Critical Care Training
Pulmonary Fellowship Training
Medical Intensive Care Unit (MICU)
Pulmonary Critical Care first year fellows rotate through three diverse medical intensive care units. Click here for more details.
Second year fellows continue their critical care training during a month long rotation on the anesthesia service. The intent of this rotation is to develop a proficiency in elective and emergent airway management, use of double lumen endotracheal tubes and tube blockers, preoperative pulmonary assessment, and line placement. The fellows are instructed in preoperative clinical assessment related to anesthesia for elective and emergent surgery. There is formal instruction on induction agents, muscle relaxants, opiates, and inhalational agents. The fellows are instructed on the use of medications for conscious sedation. Fellows also spend time in the Post-Anesthesia Care Unit to gain experience in managing the types of problems that occur immediately following surgery. Fellows also attend anesthesia meetings, lectures, and Grand Rounds during this rotation. Fellows also have the opportunity to hone critical care ultrasound skills working with the critical care anesthesia team during this rotation. Fellows also receive additional airway skill development through the Pulmonary Fellow Airway course conducted in the Solomont Simulation Center.
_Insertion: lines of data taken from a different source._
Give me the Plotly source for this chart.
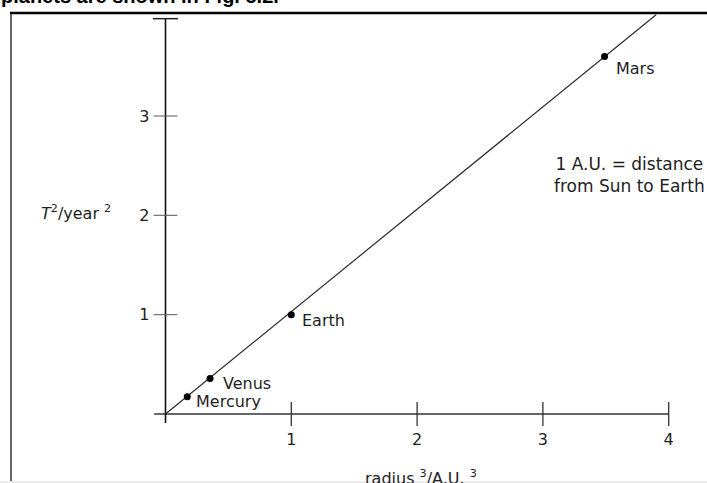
import plotly.graph_objects as go

# ---- data ----
planet_names = ["Mercury", "Venus", "Earth", "Mars"]
radius_cubed = [0.173, 0.354, 1.0, 3.49]     # radius^3 / A.U.^3
period_sq = [0.173, 0.357, 1.0, 3.60]        # T^2 / year^2
fit_x = [0.0, 3.90]
fit_y = [0.0, 4.02]
x_ticks = [1, 2, 3, 4]
x_tick_labels = ["1", "2", "3", "4"]
y_ticks = [1, 2, 3]
y_tick_labels = ["1", "2", "3"]
x_axis_extent = [-0.09, 4.0]
y_axis_extent = [-0.09, 3.98]

# ---- geometry (pixels of a 707x483 canvas) ----
W, H = 707, 483
X0_PX, X_PER = 165.5, 125.8
Y0_PX, Y_PER = 414.0, 99.33
x_range = [-X0_PX / X_PER, (W - X0_PX) / X_PER]
y_range = [-(H - Y0_PX) / Y_PER, Y0_PX / Y_PER]

def px(x):
    return x / W

def py(y):
    return 1 - y / H

FONT = "DejaVu Sans, Liberation Sans, Arial, sans-serif"
TXT = "#1e1e1e"

fig = go.Figure()

# fitted straight line
fig.add_trace(go.Scatter(x=fit_x, y=fit_y, mode="lines",
                         line=dict(color="#2a2a2a", width=1.2),
                         hoverinfo="skip", showlegend=False))

# axes lines
fig.add_trace(go.Scatter(x=x_axis_extent, y=[0, 0], mode="lines",
                         line=dict(color="#333333", width=1.5),
                         hoverinfo="skip", showlegend=False))
fig.add_trace(go.Scatter(x=[0, 0], y=y_axis_extent, mode="lines",
                         line=dict(color="#111111", width=1.6),
                         hoverinfo="skip", showlegend=False))
# cap at top of y axis
fig.add_trace(go.Scatter(x=[0], y=[y_axis_extent[1]], mode="markers",
                         marker=dict(symbol="line-ew", size=18,
                                     line=dict(color="#222222", width=1.5)),
                         hoverinfo="skip", showlegend=False))
# crossing tick marks
fig.add_trace(go.Scatter(x=x_ticks, y=[0] * len(x_ticks), mode="markers",
                         marker=dict(symbol="line-ns", size=17,
                                     line=dict(color="#333333", width=1.3)),
                         hoverinfo="skip", showlegend=False))
fig.add_trace(go.Scatter(x=[0] * len(y_ticks), y=y_ticks, mode="markers",
                         marker=dict(symbol="line-ew", size=17,
                                     line=dict(color="#666666", width=1.1)),
                         hoverinfo="skip", showlegend=False))

# planets
fig.add_trace(go.Scatter(x=radius_cubed, y=period_sq, mode="markers",
                         marker=dict(color="black", size=7),
                         hovertext=planet_names, showlegend=False))

# planet labels (offsets in pixels)
label_shift = {"Mercury": (7, -5), "Venus": (11, -5), "Earth": (9, -6), "Mars": (9, -12)}
for name, xv, yv in zip(planet_names, radius_cubed, period_sq):
    dx, dy = label_shift[name]
    fig.add_annotation(x=xv, y=yv, xref="x", yref="y", text=name, showarrow=False,
                       xanchor="left", yanchor="middle", xshift=dx, yshift=dy,
                       font=dict(family=FONT, size=16, color=TXT))

# note text
fig.add_annotation(x=px(629), y=py(175), xref="paper", yref="paper",
                   text="1 A.U. = distance<br>from Sun to Earth", showarrow=False,
                   xanchor="center", yanchor="middle", align="center",
                   font=dict(family=FONT, size=17, color=TXT))

# axis titles
fig.add_annotation(x=px(76), y=py(212), xref="paper", yref="paper",
                   text="<i>T</i><sup>2</sup>/year <sup>2</sup>", showarrow=False,
                   xanchor="center", yanchor="middle",
                   font=dict(family=FONT, size=16, color=TXT))
fig.add_annotation(x=px(421), y=py(477), xref="paper", yref="paper",
                   text="radius <sup>3</sup>/A.U. <sup>3</sup>", showarrow=False,
                   xanchor="center", yanchor="middle",
                   font=dict(family=FONT, size=16, color=TXT))

# cut-off heading above the figure frame
fig.add_annotation(x=px(-1), y=py(9), xref="paper", yref="paper",
                   text="<b>planets are shown in Fig. 5.2.</b>", showarrow=False,
                   xanchor="left", yanchor="bottom",
                   font=dict(family="Liberation Sans, Arial, sans-serif", size=20, color="black"))

# frame of the figure
fig.add_shape(type="line", xref="paper", yref="paper",
              x0=px(11), x1=px(11), y0=py(13), y1=py(H),
              line=dict(color="#333333", width=1.5))
fig.add_shape(type="line", xref="paper", yref="paper",
              x0=px(10), x1=px(W), y0=py(13), y1=py(13),
              line=dict(color="black", width=2.5))
fig.add_shape(type="rect", xref="paper", yref="paper",
              x0=0, x1=1, y0=0, y1=py(481),
              line=dict(width=0), fillcolor="#ececec", layer="above")

fig.update_layout(
    width=W, height=H,
    margin=dict(l=0, r=0, t=0, b=0, autoexpand=False),
    paper_bgcolor="white", plot_bgcolor="white",
    showlegend=False,
    xaxis=dict(range=x_range, domain=[0, 1], anchor="free", position=py(Y0_PX),
               tickvals=x_ticks, ticktext=x_tick_labels, ticks="",
               ticklabelstandoff=14, showgrid=False, zeroline=False, showline=False,
               tickfont=dict(family=FONT, size=16, color=TXT), fixedrange=True),
    yaxis=dict(range=y_range, domain=[0, 1], anchor="free", position=px(X0_PX),
               tickvals=y_ticks, ticktext=y_tick_labels, ticks="",
               ticklabelstandoff=16, showgrid=False, zeroline=False, showline=False,
               tickfont=dict(family=FONT, size=16, color=TXT), fixedrange=True),
)

fig.write_html("out.html", config={"displayModeBar": False},
               post_script="document.body.style.margin='0';document.body.style.overflow='hidden';")
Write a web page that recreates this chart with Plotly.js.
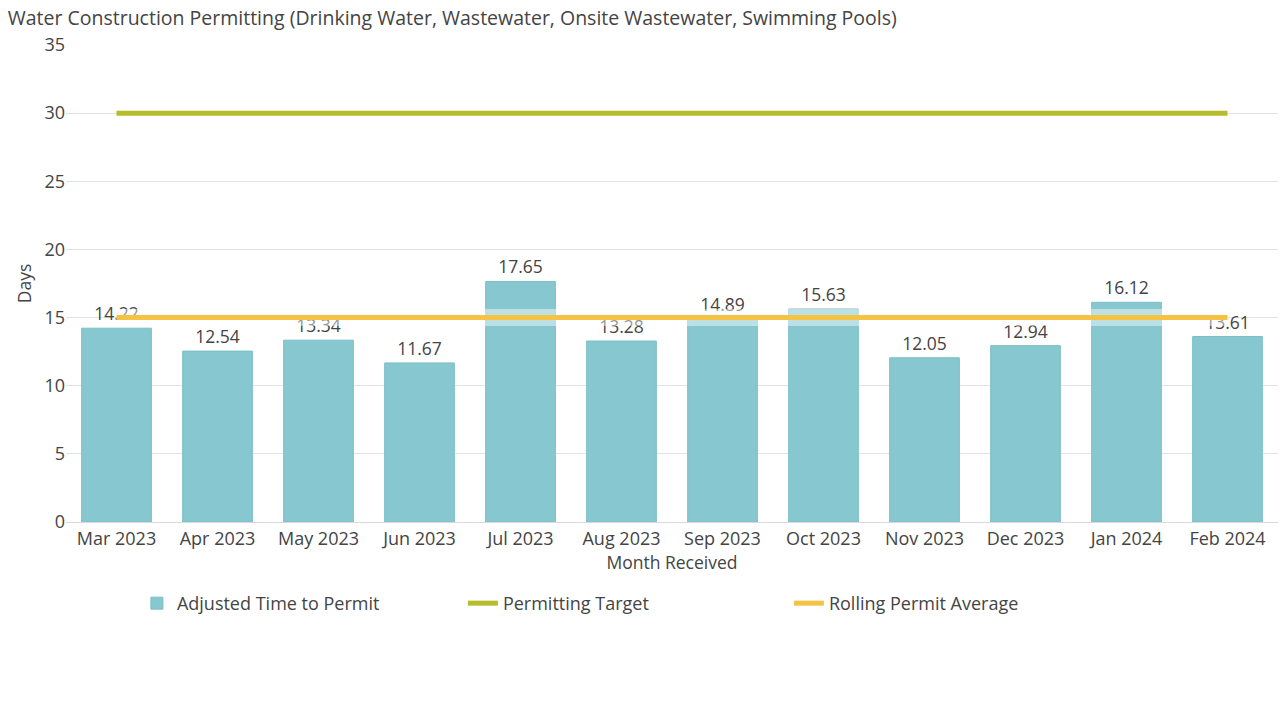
<!DOCTYPE html>
<html>
<head>
<meta charset="utf-8">
<script src="https://cdn.plot.ly/plotly-3.0.1.min.js"></script>
<style>
  body { margin: 0; background: #fff; }
  #plot { width: 1285px; height: 701px; }
</style>
</head>
<body>
<div id="plot"></div>
<script>
// Chart data
const months = ["Mar 2023", "Apr 2023", "May 2023", "Jun 2023", "Jul 2023", "Aug 2023",
                "Sep 2023", "Oct 2023", "Nov 2023", "Dec 2023", "Jan 2024", "Feb 2024"];
const adjustedDays = [14.22, 12.54, 13.34, 11.67, 17.65, 13.28, 14.89, 15.63, 12.05, 12.94, 16.12, 13.61];
const targetDays = [30, 30, 30, 30, 30, 30, 30, 30, 30, 30, 30, 30];
const rollingAvg = [15, 15, 15, 15, 15, 15, 15, 15, 15, 15, 15, 15];

const plotDiv = document.getElementById("plot");

const data = [
  {
    x: months,
    y: adjustedDays,
    type: 'bar',
    name: 'Adjusted Time to Permit',
    marker: { color: '#87c7cf', line: { color: '#7bbfc8', width: 1 } },
    width: 0.69,
    text: adjustedDays.map(v => v.toFixed(2)),
    textposition: 'outside',
    textfont: { size: 17.5, color: '#444' },
    cliponaxis: false
  },
  {
    x: months,
    y: targetDays,
    type: 'scatter',
    mode: 'lines',
    name: 'Permitting Target',
    line: { color: '#b5bd2c', width: 5 }
  },
  // soft halo under the average line
  {
    x: months,
    y: rollingAvg,
    type: 'scatter',
    mode: 'lines',
    showlegend: false,
    hoverinfo: 'skip',
    line: { color: 'rgba(255,255,255,0.45)', width: 17 }
  },
  {
    x: months,
    y: rollingAvg,
    type: 'scatter',
    mode: 'lines',
    name: 'Rolling Permit Average',
    line: { color: '#f5c343', width: 5 }
  }
];

const layout = {
  width: 1285,
  height: 701,
  margin: { l: 66, r: 7, t: 45, b: 179 },
  paper_bgcolor: '#fff',
  plot_bgcolor: '#fff',
  font: { family: '"Open Sans", sans-serif', color: '#444', size: 18 },
  title: {
    text: 'Water Construction Permitting (Drinking Water, Wastewater, Onsite Wastewater, Swimming Pools)',
    x: 0.006, xanchor: 'left', y: 0.974, yanchor: 'middle',
    font: { size: 19.5, color: '#444' }
  },
  xaxis: {
    title: { text: 'Month Received', font: { size: 17.5 }, standoff: 8 },
    tickfont: { size: 18 },
    showgrid: false,
    showline: true,
    linecolor: '#d9d9d9',
    ticks: '',
    range: [-0.5, 11.5]
  },
  yaxis: {
    title: { text: 'Days', font: { size: 17.5 }, standoff: 8 },
    range: [0, 35],
    dtick: 5,
    tickfont: { size: 18 },
    gridcolor: '#e3e3e3',
    zeroline: false,
    ticks: ''
  },
  showlegend: true,
  legend: {
    orientation: 'h',
    x: 0.0585, xanchor: 'left',
    y: -0.132, yanchor: 'top',
    entrywidth: 281,
    entrywidthmode: 'pixels',
    font: { size: 18, color: '#444' },
    traceorder: 'normal'
  },
  bargap: 0.31
};

Plotly.newPlot(plotDiv, data, layout, { displayModeBar: false });
</script>
</body>
</html>
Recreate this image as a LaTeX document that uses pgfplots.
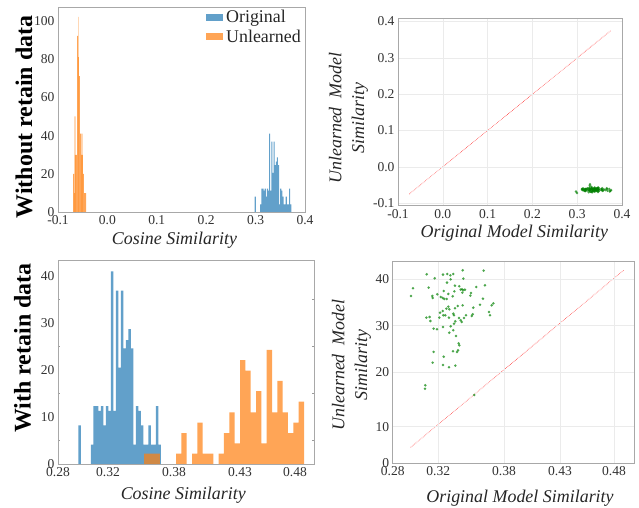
\documentclass[border=0pt]{standalone}
\usepackage{fontspec}
\setmainfont{Liberation Serif}
\usepackage{pgfplots}
\usepackage{pgfplotstable}
\pgfplotsset{compat=1.18}

\definecolor{tabblue}{HTML}{1F77B4}
\definecolor{taborange}{HTML}{FF7F0E}
\definecolor{ptgreen}{HTML}{008000}
\definecolor{framec}{HTML}{A8A8A8}
\definecolor{gridc}{HTML}{EBEBEB}
\definecolor{linered}{HTML}{FF4040}

\newcommand{\tickfont}{\fontsize{13.6}{14}\selectfont}
\newcommand{\labfont}{\fontsize{18}{23}\selectfont\itshape}
\newcommand{\rowfont}{\fontsize{24}{26}\selectfont\bfseries}

% original-model cosine similarity histogram (left bin edge, density)
\pgfplotstableread{
x h
0.2982 8.2
0.3004 0
0.3027 0
0.3049 0
0.3072 0
0.3094 4.1
0.3117 12.3
0.3139 12.3
0.3161 11.3
0.3184 12.3
0.3206 8.2
0.3229 12.3
0.3251 11.3
0.3273 41
0.3296 11.3
0.3318 36.9
0.3341 20.5
0.3363 36.9
0.3386 24.6
0.3408 26.4
0.3430 28.7
0.3453 24.6
0.3475 4.1
0.3498 12.3
0.3520 11.3
0.3543 8.2
0.3565 4.1
0.3587 4.1
0.3610 8.2
0.3632 4.1
0.3655 4.1
0.3677 12.3
0.3699 4.1
0.3722 0
}\origtab

% unlearned model, no retain data
\pgfplotstableread{
x h
-0.0696 20
-0.0676 10
-0.0656 30
-0.0636 30
-0.0615 92
-0.0595 81
-0.0575 71
-0.0555 41
-0.0534 30
-0.0514 30
-0.0494 20
-0.0474 10
-0.0453 10
-0.0433 0
}\unltab

\pgfplotstableread{
x h
-0.0696 0
-0.0676 50
-0.0656 50
-0.0636 0
-0.0615 0
-0.0595 102
-0.0575 0
-0.0555 0
-0.0534 41
-0.0514 41
-0.0494 0
-0.0474 0
}\unllight

% unlearned model, with retain data
\pgfplotstableread{
x h
0.3570 2.2
0.3618 2.2
0.3666 2.2
0.3713 0
0.3761 0
0.3809 0
0.3857 2.2
0.3904 6.6
0.3952 0
0.4000 2.2
0.4048 8.8
0.4095 2.2
0.4143 2.2
0.4191 0
0.4239 2.2
0.4286 6.6
0.4334 11
0.4382 4.4
0.4430 22.1
0.4477 19.9
0.4525 11
0.4573 15.5
0.4621 4.4
0.4668 24.3
0.4716 11
0.4764 17.7
0.4812 11
0.4859 6.6
0.4907 8.8
0.4955 13.3
0.5003 0
}\rettab

% scatter, no retain data
\pgfplotstableread{
x y
0.3123 -0.064
0.3199 -0.061
0.3278 -0.058
0.3319 -0.060
0.3348 -0.063
0.3376 -0.059
0.3351 -0.066
0.3316 -0.055
0.3465 -0.062
0.3471 -0.057
0.3665 -0.061
0.3677 -0.066
0.2993 -0.072
0.2974 -0.068
0.3142 -0.060
0.3177 -0.067
0.3180 -0.063
0.3224 -0.065
0.3285 -0.062
0.3256 -0.070
0.3275 -0.066
0.3291 -0.064
0.3313 -0.069
0.3329 -0.061
0.3370 -0.064
0.3392 -0.057
0.3386 -0.062
0.3433 -0.060
0.3446 -0.065
0.3459 -0.063
0.3471 -0.067
0.3487 -0.060
0.3462 -0.058
0.3544 -0.064
0.3538 -0.061
0.3595 -0.062
0.3658 -0.059
0.3741 -0.066
0.3757 -0.064
0.3715 -0.061
0.3725 -0.068
0.3630 -0.064
0.3566 -0.066
0.3465 -0.069
0.3418 -0.063
0.3392 -0.065
0.3329 -0.058
0.3338 -0.067
0.3310 -0.062
0.3275 -0.060
0.3250 -0.063
0.3281 -0.052
0.3300 -0.068
0.3243 -0.059
0.3151 -0.064
0.3120 -0.060
0.3158 -0.066
0.3335 -0.064
0.3376 -0.061
0.3383 -0.068
0.3430 -0.066
0.3446 -0.059
0.3478 -0.063
0.3497 -0.065
0.3551 -0.062
0.3560 -0.059
0.3456 -0.061
0.3395 -0.060
0.3383 -0.063
0.3351 -0.060
0.3278 -0.064
0.3189 -0.062
0.3221 -0.060
0.3376 -0.066
0.3338 -0.062
0.3402 -0.061
0.3427 -0.064
0.3433 -0.062
0.3421 -0.060
0.3411 -0.067
0.3373 -0.062
0.3189 -0.066
0.3285 -0.048
0.3180 -0.061
0.3278 -0.063
0.3335 -0.070
0.3395 -0.064
0.3110 -0.063
0.3107 -0.061
0.3576 -0.065
}\scatA

% scatter, with retain data
\pgfplotstableread{
x y
0.3123 40.64
0.3199 39.78
0.3278 40.57
0.3319 40.71
0.3348 40.42
0.3376 40.71
0.3351 39.56
0.3316 38.85
0.3465 41.50
0.3471 39.71
0.3665 41.43
0.3677 38.27
0.2993 37.63
0.2974 35.98
0.3142 37.77
0.3177 35.98
0.3180 35.55
0.3224 36.34
0.3285 37.05
0.3256 35.76
0.3275 35.55
0.3291 35.33
0.3313 35.33
0.3329 36.41
0.3370 35.91
0.3392 38.20
0.3386 36.98
0.3433 38.06
0.3446 37.34
0.3459 37.41
0.3471 37.20
0.3487 37.34
0.3462 36.70
0.3544 36.62
0.3538 36.05
0.3595 37.91
0.3658 35.40
0.3741 33.97
0.3757 34.40
0.3715 32.54
0.3725 31.82
0.3630 34.11
0.3566 33.47
0.3465 33.97
0.3418 33.83
0.3392 33.33
0.3329 33.68
0.3338 33.11
0.3310 33.25
0.3275 32.75
0.3250 32.39
0.3281 31.82
0.3300 31.82
0.3243 31.32
0.3151 31.46
0.3120 31.32
0.3158 30.60
0.3335 31.32
0.3376 32.18
0.3383 31.82
0.3430 31.25
0.3446 30.75
0.3478 31.25
0.3497 31.82
0.3551 31.68
0.3560 32.04
0.3456 30.39
0.3395 30.53
0.3383 30.03
0.3351 29.46
0.3278 29.31
0.3189 28.95
0.3221 28.81
0.3376 28.60
0.3338 28.09
0.3402 27.38
0.3427 25.80
0.3433 25.37
0.3421 24.29
0.3411 23.94
0.3373 24.08
0.3189 23.94
0.3285 22.93
0.3180 21.64
0.3278 21.14
0.3335 20.64
0.3395 21.00
0.3110 16.77
0.3107 16.05
0.3576 14.69
}\scatB

\pgfplotsset{
  panel/.style={
    scale only axis, anchor=south west, axis on top,
    axis line style={framec, line width=0.8bp},
    major tick length=0pt, minor tick length=0pt,
    tick label style={font=\tickfont, text=black!80},
  },
  gridded/.style={grid=major, major grid style={gridc, line width=0.6bp}},
  hist/.style={ybar interval, fill opacity=0.7, draw=none},
  dots/.style={only marks, color=ptgreen, mark=*, mark size=1.4bp,
    mark options={fill=ptgreen, fill opacity=0.7, draw opacity=0}},
  diag/.style={linered, densely dotted, line width=0.6bp},
}

\begin{document}
\begin{tikzpicture}
\path[use as bounding box] (0bp,0bp) rectangle (639bp,508bp);

% ---- top left: histogram without retain data
\begin{axis}[panel, at={(58bp,295.7bp)}, width=247bp, height=205.3bp,
  xmin=-0.1, xmax=0.4, ymin=0, ymax=107.1,
  xtick={-0.1,0,0.1,0.2,0.3,0.4},
  xticklabels={\mbox{-0.1},\mbox{0.0},\mbox{0.1},\mbox{0.2},\mbox{0.3},\mbox{0.4}},
  ytick={0,20,40,60,80,100},
  yticklabels={\mbox{0},\mbox{20},\mbox{40},\mbox{60},\mbox{80},\mbox{100}},
  legend style={at={(1,1)}, anchor=north east, draw=none, fill=none,
    font=\fontsize{18}{20}\selectfont, text=black!85, inner sep=1bp, row sep=1.5bp,
    nodes={inner xsep=3bp}},
  legend cell align=left,
  legend image code/.code={\fill[#1, draw=none] (0bp,-3.4bp) rectangle (16.7bp,3.4bp);},
]
\addplot[hist, fill=tabblue, forget plot] table {\origtab};
\addplot[ybar interval, fill=taborange, fill opacity=0.3, draw=none, forget plot] table {\unllight};
\addplot[ybar interval, fill=taborange, fill opacity=0.7, draw=none, forget plot] table {\unltab};
\addlegendimage{fill=tabblue, fill opacity=0.7, draw=none}
\addlegendentry{Original}
\addlegendimage{fill=taborange, fill opacity=0.7, draw=none}
\addlegendentry{Unlearned}
\end{axis}

% ---- top right: scatter without retain data
\begin{axis}[panel, gridded, at={(398bp,302.3bp)}, width=224bp, height=187.4bp,
  xmin=-0.1, xmax=0.4, ymin=-0.107, ymax=0.409,
  xtick={-0.1,0,0.1,0.2,0.3,0.4},
  xticklabels={\mbox{-0.1},\mbox{0.0},\mbox{0.1},\mbox{0.2},\mbox{0.3},\mbox{0.4}},
  ytick={-0.1,0,0.1,0.2,0.3,0.4},
  yticklabels={\mbox{-0.1},\mbox{0.0},\mbox{0.1},\mbox{0.2},\mbox{0.3},\mbox{0.4}},
]
\addplot[diag] coordinates {(-0.075,-0.075) (0.375,0.375)};
\addplot[dots] table {\scatA};
\end{axis}

% ---- bottom left: histogram with retain data
\begin{axis}[panel, at={(58bp,44bp)}, width=256bp, height=203.3bp,
  xmin=0.28, xmax=0.5092, ymin=0, ymax=43.3,
  xtick={0.28,0.3248,0.3839,0.4429,0.4922},
  xticklabels={\mbox{0.28},\mbox{0.32},\mbox{0.38},\mbox{0.43},\mbox{0.48}},
  ytick={0,10,20,30,40},
  yticklabels={\mbox{0},\mbox{10},\mbox{20},\mbox{30},\mbox{40}},
  minor ytick={5,15,25,35}, minor tick length=2bp,
  minor tick style={black!40, line width=0.5bp},
]
\addplot[hist, fill=tabblue] table {\origtab};
\addplot[hist, fill=taborange] table {\rettab};
\end{axis}

% ---- bottom right: scatter with retain data
\begin{axis}[panel, gridded, at={(392.7bp,44.7bp)}, width=241.3bp, height=201.6bp,
  xmin=0.28, xmax=0.5094, ymin=0, ymax=43.35,
  xtick={0.28,0.3233,0.3858,0.4390,0.4904},
  xticklabels={\mbox{0.28},\mbox{0.32},\mbox{0.38},\mbox{0.43},\mbox{0.48}},
  ytick={0,7.87,19.63,29.59,39.57},
  yticklabels={\mbox{0},\mbox{10},\mbox{20},\mbox{30},\mbox{40}},
]
\addplot[diag] coordinates {(0.2971,3.44) (0.4999,41.57)};
\addplot[dots] table {\scatB};
\end{axis}

% ---- labels
\node[rotate=90, font=\rowfont] at (24bp,391bp) {Without retain data};
\node[rotate=90, font=\rowfont] at (22.5bp,160bp) {With retain data};
\node[font=\labfont, text=black!85] at (174.5bp,268bp) {Cosine Similarity};
\node[font=\labfont, text=black!85] at (183.3bp,12.5bp) {Cosine Similarity};
\node[font=\labfont, text=black!85] at (514.3bp,274.5bp) {Original Model Similarity};
\node[font=\labfont, text=black!85] at (520bp,10bp) {Original Model Similarity};
\node[rotate=90, font=\labfont, text=black!85, align=center] at (348.5bp,390bp) {Unlearned~~Model\\Similarity};
\node[rotate=90, font=\labfont, text=black!85, align=center] at (351.5bp,143bp) {Unlearned~~Model\\Similarity};
\end{tikzpicture}
\end{document}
Surgical Intensive Care Rotation:
Third year fellows continue their critical care training by spending 2 months in the surgical intensive care units of Boston Medical Center as critical care fellows. This unique clinical experience takes advantage of the fact that Boston Medical Center is a Level I trauma center, with 26 SICU beds, and 1544 trauma admissions a year. In this capacity, Boston Medical Center is a receiving facility for the Boston Medflight Program, which is the main air evacuation system for this region. The critical care staff is board certified by The American Board of Surgery, Internal Medicine, and/or Anesthesia, and Critical Care. During this rotation, our fellows are directly involved in the care of severely injured patients, gaining the skills necessary to care for trauma victims. In addition to trauma, our fellows are involved in the care of orthopedic, general surgical, neurosurgical, and vascular patients that are admitted to the surgical intensive care unit.